## COLLECTED DATA

▼

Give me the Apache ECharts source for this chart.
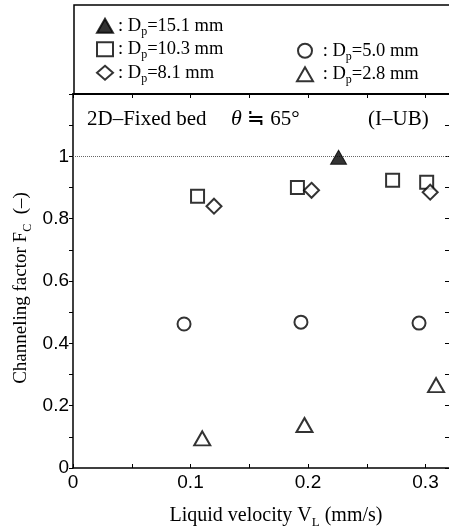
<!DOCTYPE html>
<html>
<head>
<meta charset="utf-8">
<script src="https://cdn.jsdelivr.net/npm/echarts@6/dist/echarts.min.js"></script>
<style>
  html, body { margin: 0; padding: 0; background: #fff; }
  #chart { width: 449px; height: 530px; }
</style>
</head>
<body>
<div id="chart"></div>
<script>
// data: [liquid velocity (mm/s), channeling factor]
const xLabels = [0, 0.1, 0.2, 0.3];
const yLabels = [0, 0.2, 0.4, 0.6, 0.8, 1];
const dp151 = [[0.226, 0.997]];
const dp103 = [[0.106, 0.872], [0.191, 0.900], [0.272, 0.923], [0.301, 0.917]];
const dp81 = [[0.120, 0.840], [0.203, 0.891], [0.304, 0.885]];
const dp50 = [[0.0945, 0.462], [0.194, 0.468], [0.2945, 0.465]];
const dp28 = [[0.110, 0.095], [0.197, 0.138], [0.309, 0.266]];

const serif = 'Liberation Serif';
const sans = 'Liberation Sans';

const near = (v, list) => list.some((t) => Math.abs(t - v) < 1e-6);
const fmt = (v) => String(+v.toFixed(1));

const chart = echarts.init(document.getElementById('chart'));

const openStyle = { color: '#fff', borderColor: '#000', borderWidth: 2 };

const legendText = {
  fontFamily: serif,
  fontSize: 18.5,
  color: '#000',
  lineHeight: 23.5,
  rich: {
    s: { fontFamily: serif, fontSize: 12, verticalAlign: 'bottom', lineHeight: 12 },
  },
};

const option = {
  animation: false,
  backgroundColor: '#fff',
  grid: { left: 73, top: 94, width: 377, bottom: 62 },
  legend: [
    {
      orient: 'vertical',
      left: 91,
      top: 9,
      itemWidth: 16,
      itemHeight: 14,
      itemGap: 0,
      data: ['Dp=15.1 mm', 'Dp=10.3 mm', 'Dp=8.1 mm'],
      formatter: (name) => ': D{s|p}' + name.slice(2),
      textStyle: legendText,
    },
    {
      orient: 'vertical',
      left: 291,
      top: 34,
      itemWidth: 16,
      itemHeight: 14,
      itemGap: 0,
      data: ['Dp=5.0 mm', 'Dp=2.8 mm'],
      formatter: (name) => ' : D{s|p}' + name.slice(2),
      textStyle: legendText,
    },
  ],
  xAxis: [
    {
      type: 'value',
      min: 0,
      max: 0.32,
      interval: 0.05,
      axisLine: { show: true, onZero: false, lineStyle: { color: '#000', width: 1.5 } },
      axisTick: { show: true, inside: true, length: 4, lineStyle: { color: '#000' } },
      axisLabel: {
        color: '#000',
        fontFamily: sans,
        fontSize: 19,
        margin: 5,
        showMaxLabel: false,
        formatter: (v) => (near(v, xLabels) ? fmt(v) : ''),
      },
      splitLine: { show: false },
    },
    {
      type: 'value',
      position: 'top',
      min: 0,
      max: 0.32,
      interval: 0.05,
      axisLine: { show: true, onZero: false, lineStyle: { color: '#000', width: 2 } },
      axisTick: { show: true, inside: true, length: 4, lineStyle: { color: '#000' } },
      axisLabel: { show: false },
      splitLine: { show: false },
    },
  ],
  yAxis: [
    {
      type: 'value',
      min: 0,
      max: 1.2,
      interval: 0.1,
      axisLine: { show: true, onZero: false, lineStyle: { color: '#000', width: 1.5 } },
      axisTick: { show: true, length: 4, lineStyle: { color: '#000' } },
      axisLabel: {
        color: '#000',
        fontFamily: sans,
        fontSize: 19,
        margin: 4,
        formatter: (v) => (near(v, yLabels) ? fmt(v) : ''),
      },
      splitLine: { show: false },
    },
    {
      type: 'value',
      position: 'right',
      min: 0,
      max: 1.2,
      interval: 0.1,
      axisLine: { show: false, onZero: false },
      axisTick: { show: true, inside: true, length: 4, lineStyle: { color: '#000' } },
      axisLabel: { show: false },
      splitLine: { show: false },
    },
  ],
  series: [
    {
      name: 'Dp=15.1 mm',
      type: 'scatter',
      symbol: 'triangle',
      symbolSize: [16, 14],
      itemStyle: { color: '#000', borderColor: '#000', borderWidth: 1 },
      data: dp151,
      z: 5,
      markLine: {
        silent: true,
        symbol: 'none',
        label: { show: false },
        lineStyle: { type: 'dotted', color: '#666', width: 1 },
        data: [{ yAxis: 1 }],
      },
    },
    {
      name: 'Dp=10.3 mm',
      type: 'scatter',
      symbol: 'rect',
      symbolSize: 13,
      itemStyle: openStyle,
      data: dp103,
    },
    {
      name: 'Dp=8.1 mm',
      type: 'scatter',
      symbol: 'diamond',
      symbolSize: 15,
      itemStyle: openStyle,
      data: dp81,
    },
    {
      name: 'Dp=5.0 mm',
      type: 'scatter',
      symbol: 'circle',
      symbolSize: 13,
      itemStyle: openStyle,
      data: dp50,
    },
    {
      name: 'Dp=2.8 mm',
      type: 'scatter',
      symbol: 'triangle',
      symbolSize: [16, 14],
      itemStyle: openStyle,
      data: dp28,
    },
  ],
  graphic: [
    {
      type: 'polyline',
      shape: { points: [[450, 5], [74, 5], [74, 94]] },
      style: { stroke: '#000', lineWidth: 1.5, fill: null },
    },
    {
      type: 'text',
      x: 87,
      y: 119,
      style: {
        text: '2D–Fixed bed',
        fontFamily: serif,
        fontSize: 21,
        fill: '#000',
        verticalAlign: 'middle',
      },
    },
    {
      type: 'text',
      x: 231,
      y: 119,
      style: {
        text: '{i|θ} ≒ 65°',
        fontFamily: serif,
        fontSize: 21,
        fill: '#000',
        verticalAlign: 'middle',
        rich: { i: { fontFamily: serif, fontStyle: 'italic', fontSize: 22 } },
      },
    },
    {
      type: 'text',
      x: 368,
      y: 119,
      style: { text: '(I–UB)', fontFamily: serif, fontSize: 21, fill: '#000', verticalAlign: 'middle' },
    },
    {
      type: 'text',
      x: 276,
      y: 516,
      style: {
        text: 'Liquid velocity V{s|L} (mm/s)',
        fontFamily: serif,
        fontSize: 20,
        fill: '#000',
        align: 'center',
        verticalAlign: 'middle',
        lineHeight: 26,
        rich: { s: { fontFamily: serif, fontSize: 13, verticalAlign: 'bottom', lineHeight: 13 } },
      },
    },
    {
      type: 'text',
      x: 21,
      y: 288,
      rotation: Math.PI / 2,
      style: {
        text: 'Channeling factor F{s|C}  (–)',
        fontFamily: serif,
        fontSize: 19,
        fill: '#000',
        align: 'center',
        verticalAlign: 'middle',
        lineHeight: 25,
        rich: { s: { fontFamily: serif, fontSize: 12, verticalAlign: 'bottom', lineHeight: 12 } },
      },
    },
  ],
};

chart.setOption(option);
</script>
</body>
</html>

▲

## WHAT THE EXERCISE ASKS
Reproduce the whole listing exactly, but not the images in it.

## SOLUTION TO THIS PROBLEM
Give me the Apache ECharts source for this chart.
<!DOCTYPE html>
<html>
<head>
<meta charset="utf-8">
<script src="https://cdn.jsdelivr.net/npm/echarts@6/dist/echarts.min.js"></script>
<style>
  html, body { margin: 0; padding: 0; background: #fff; }
  #chart { width: 449px; height: 530px; }
</style>
</head>
<body>
<div id="chart"></div>
<script>
// data: [liquid velocity (mm/s), channeling factor]
const xLabels = [0, 0.1, 0.2, 0.3];
const yLabels = [0, 0.2, 0.4, 0.6, 0.8, 1];
const dp151 = [[0.226, 0.997]];
const dp103 = [[0.106, 0.872], [0.191, 0.900], [0.272, 0.923], [0.301, 0.917]];
const dp81 = [[0.120, 0.840], [0.203, 0.891], [0.304, 0.885]];
const dp50 = [[0.0945, 0.462], [0.194, 0.468], [0.2945, 0.465]];
const dp28 = [[0.110, 0.095], [0.197, 0.138], [0.309, 0.266]];

const serif = 'Liberation Serif';
const sans = 'Liberation Sans';

const near = (v, list) => list.some((t) => Math.abs(t - v) < 1e-6);
const fmt = (v) => String(+v.toFixed(1));

const chart = echarts.init(document.getElementById('chart'));

const openStyle = { color: '#fff', borderColor: '#000', borderWidth: 2 };

const legendText = {
  fontFamily: serif,
  fontSize: 18.5,
  color: '#000',
  lineHeight: 23.5,
  rich: {
    s: { fontFamily: serif, fontSize: 12, verticalAlign: 'bottom', lineHeight: 12 },
  },
};

const option = {
  animation: false,
  backgroundColor: '#fff',
  grid: { left: 73, top: 94, width: 377, bottom: 62 },
  legend: [
    {
      orient: 'vertical',
      left: 91,
      top: 9,
      itemWidth: 16,
      itemHeight: 14,
      itemGap: 0,
      data: ['Dp=15.1 mm', 'Dp=10.3 mm', 'Dp=8.1 mm'],
      formatter: (name) => ': D{s|p}' + name.slice(2),
      textStyle: legendText,
    },
    {
      orient: 'vertical',
      left: 291,
      top: 34,
      itemWidth: 16,
      itemHeight: 14,
      itemGap: 0,
      data: ['Dp=5.0 mm', 'Dp=2.8 mm'],
      formatter: (name) => ' : D{s|p}' + name.slice(2),
      textStyle: legendText,
    },
  ],
  xAxis: [
    {
      type: 'value',
      min: 0,
      max: 0.32,
      interval: 0.05,
      axisLine: { show: true, onZero: false, lineStyle: { color: '#000', width: 1.5 } },
      axisTick: { show: true, inside: true, length: 4, lineStyle: { color: '#000' } },
      axisLabel: {
        color: '#000',
        fontFamily: sans,
        fontSize: 19,
        margin: 5,
        showMaxLabel: false,
        formatter: (v) => (near(v, xLabels) ? fmt(v) : ''),
      },
      splitLine: { show: false },
    },
    {
      type: 'value',
      position: 'top',
      min: 0,
      max: 0.32,
      interval: 0.05,
      axisLine: { show: true, onZero: false, lineStyle: { color: '#000', width: 2 } },
      axisTick: { show: true, inside: true, length: 4, lineStyle: { color: '#000' } },
      axisLabel: { show: false },
      splitLine: { show: false },
    },
  ],
  yAxis: [
    {
      type: 'value',
      min: 0,
      max: 1.2,
      interval: 0.1,
      axisLine: { show: true, onZero: false, lineStyle: { color: '#000', width: 1.5 } },
      axisTick: { show: true, length: 4, lineStyle: { color: '#000' } },
      axisLabel: {
        color: '#000',
        fontFamily: sans,
        fontSize: 19,
        margin: 4,
        formatter: (v) => (near(v, yLabels) ? fmt(v) : ''),
      },
      splitLine: { show: false },
    },
    {
      type: 'value',
      position: 'right',
      min: 0,
      max: 1.2,
      interval: 0.1,
      axisLine: { show: false, onZero: false },
      axisTick: { show: true, inside: true, length: 4, lineStyle: { color: '#000' } },
      axisLabel: { show: false },
      splitLine: { show: false },
    },
  ],
  series: [
    {
      name: 'Dp=15.1 mm',
      type: 'scatter',
      symbol: 'triangle',
      symbolSize: [16, 14],
      itemStyle: { color: '#000', borderColor: '#000', borderWidth: 1 },
      data: dp151,
      z: 5,
      markLine: {
        silent: true,
        symbol: 'none',
        label: { show: false },
        lineStyle: { type: 'dotted', color: '#666', width: 1 },
        data: [{ yAxis: 1 }],
      },
    },
    {
      name: 'Dp=10.3 mm',
      type: 'scatter',
      symbol: 'rect',
      symbolSize: 13,
      itemStyle: openStyle,
      data: dp103,
    },
    {
      name: 'Dp=8.1 mm',
      type: 'scatter',
      symbol: 'diamond',
      symbolSize: 15,
      itemStyle: openStyle,
      data: dp81,
    },
    {
      name: 'Dp=5.0 mm',
      type: 'scatter',
      symbol: 'circle',
      symbolSize: 13,
      itemStyle: openStyle,
      data: dp50,
    },
    {
      name: 'Dp=2.8 mm',
      type: 'scatter',
      symbol: 'triangle',
      symbolSize: [16, 14],
      itemStyle: openStyle,
      data: dp28,
    },
  ],
  graphic: [
    {
      type: 'polyline',
      shape: { points: [[450, 5], [74, 5], [74, 94]] },
      style: { stroke: '#000', lineWidth: 1.5, fill: null },
    },
    {
      type: 'text',
      x: 87,
      y: 119,
      style: {
        text: '2D–Fixed bed',
        fontFamily: serif,
        fontSize: 21,
        fill: '#000',
        verticalAlign: 'middle',
      },
    },
    {
      type: 'text',
      x: 231,
      y: 119,
      style: {
        text: '{i|θ} ≒ 65°',
        fontFamily: serif,
        fontSize: 21,
        fill: '#000',
        verticalAlign: 'middle',
        rich: { i: { fontFamily: serif, fontStyle: 'italic', fontSize: 22 } },
      },
    },
    {
      type: 'text',
      x: 368,
      y: 119,
      style: { text: '(I–UB)', fontFamily: serif, fontSize: 21, fill: '#000', verticalAlign: 'middle' },
    },
    {
      type: 'text',
      x: 276,
      y: 516,
      style: {
        text: 'Liquid velocity V{s|L} (mm/s)',
        fontFamily: serif,
        fontSize: 20,
        fill: '#000',
        align: 'center',
        verticalAlign: 'middle',
        lineHeight: 26,
        rich: { s: { fontFamily: serif, fontSize: 13, verticalAlign: 'bottom', lineHeight: 13 } },
      },
    },
    {
      type: 'text',
      x: 21,
      y: 288,
      rotation: Math.PI / 2,
      style: {
        text: 'Channeling factor F{s|C}  (–)',
        fontFamily: serif,
        fontSize: 19,
        fill: '#000',
        align: 'center',
        verticalAlign: 'middle',
        lineHeight: 25,
        rich: { s: { fontFamily: serif, fontSize: 12, verticalAlign: 'bottom', lineHeight: 12 } },
      },
    },
  ],
};

chart.setOption(option);
</script>
</body>
</html>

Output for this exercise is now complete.